Oireachtas Joint and Select Committees
Wednesday, 25 November 2015
Joint Oireachtas Committee on Finance, Public Expenditure and Reform
Credit Union Sector: Discussion
12:00 pm
Mr. Sean Hosford:
My name is Sean Hosford. I am the chair of the Credit Union Managers Association, CUMA, and I am joined today by my colleague Ms Lisa Stapleton. I thank the Chairman and members of the committee for invitation to come here to discuss recent regulatory matters and their impact on the credit union sector.
CUMA is the professional representative association for managers of credit unions in Ireland. CUMA provides professional development training and assistance to its members and engages with a wide range of stakeholders and industry bodies in our pursuit of excellence in professional standards in credit union management. Our main priority is to ensure that members’ savings are protected through prudent, transparent and effective professional management.

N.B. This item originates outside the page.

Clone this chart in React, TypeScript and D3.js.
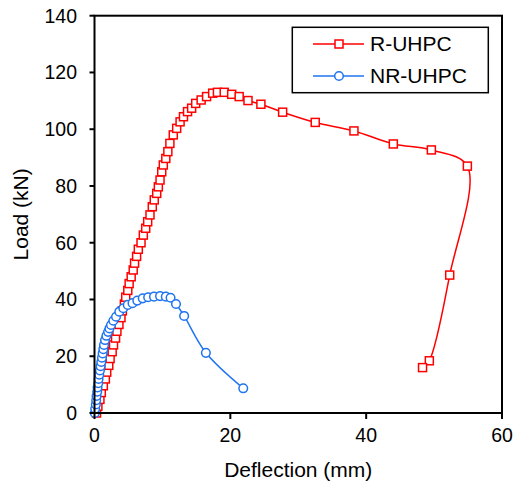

CUMA fully supports the introduction of a strong regulatory framework for credit unions as recommended by the Commission on Credit Unions. Credit union boards and management teams have successfully introduced major regulatory changes over the past three years. The introduction of these new requirements in the areas of risk, compliance, internal audit, fitness and probity and minimum competencies, policies and procedures were, we understood, designed to prepare credit unions for the future growth and development of our sector. This we believe would enable credit unions to further provide excellent high-quality services on a local basis to local communities.
Despite the prophecies of many, we have come through the financial crisis relatively unscathed and are well placed and prepared collectively and locally in the interests of our members to move to the next exciting stage of our development. However, CUMA is extremely disappointed at the outcome of the consultation process with regard to CP88. Following consultation with the movement, the Central Bank received 117 submissions all of which rejected the proposed regulations for sound business reasons. Having reviewed and then ignored these submissions, the Central Bank is proposing further restrictions on our business, the most controversial and ultimately damaging to credit unions being a cap on shares, a new short-term liquidity requirement, a cap on lending terms and, most controversially, the intention of the bank to regulate credit unions on an undifferentiated one-size-fits-all basis. CUMA believes that some of these proposals run contrary to the objects of credit unions, as enshrined in credit union legislation, and are disproportionate, unnecessary and potentially damaging to our future growth.
CUMA has contended in the context of previous consultation papers that the sector should not be regulated on a one-size-fits-all basis. Rather, we contend that a tiered regulatory approach which supports growth and development and which can be adapted to reflect proportionality and complexity, as recommended by the Commission on Credit Unions, would be more appropriate. This type of model is recognised as a strategy requirement in the Central Bank's strategic plan for the period 2013 to 2015. All stakeholders, including Government and the Central Bank, signed up to the recommendations of the Commission on Credit Unions. Credit unions have complied with the new extensive governance requirements as outlined earlier. We have participated in restructuring and have awaited the tiered framework to allow us to evolve under regulations based on the nature, scale and complexity of our chosen business model. The Central Bank, however, has diverged significantly and on a selective basis from the agreed set of recommendations by omission and by planning the introduction of this most recent manifestation of the one-size-fits-all regulations that will undermine the sustainability of credit unions, both small and large.
CUMA is concerned that the planned commencement at the end of December, without amendment, of the remaining sections of the Credit Union and Co-operation with Overseas Regulators Act 2012 and the regulations set out in the Central Bank's CP88 pose a significant threat to the competitive viability of the credit union sector. We believe CP88 regulations are an unnecessary involvement by our regulator in the day-to-day operations of credit unions. CUMA, therefore, calls on the Minister for Finance not to commence the remaining sections of the Credit Union and Co-operation with Overseas Regulators Act 2012 pending a focused review of the proposed regulations in line with the recommendations of the Commission on Credit Unions.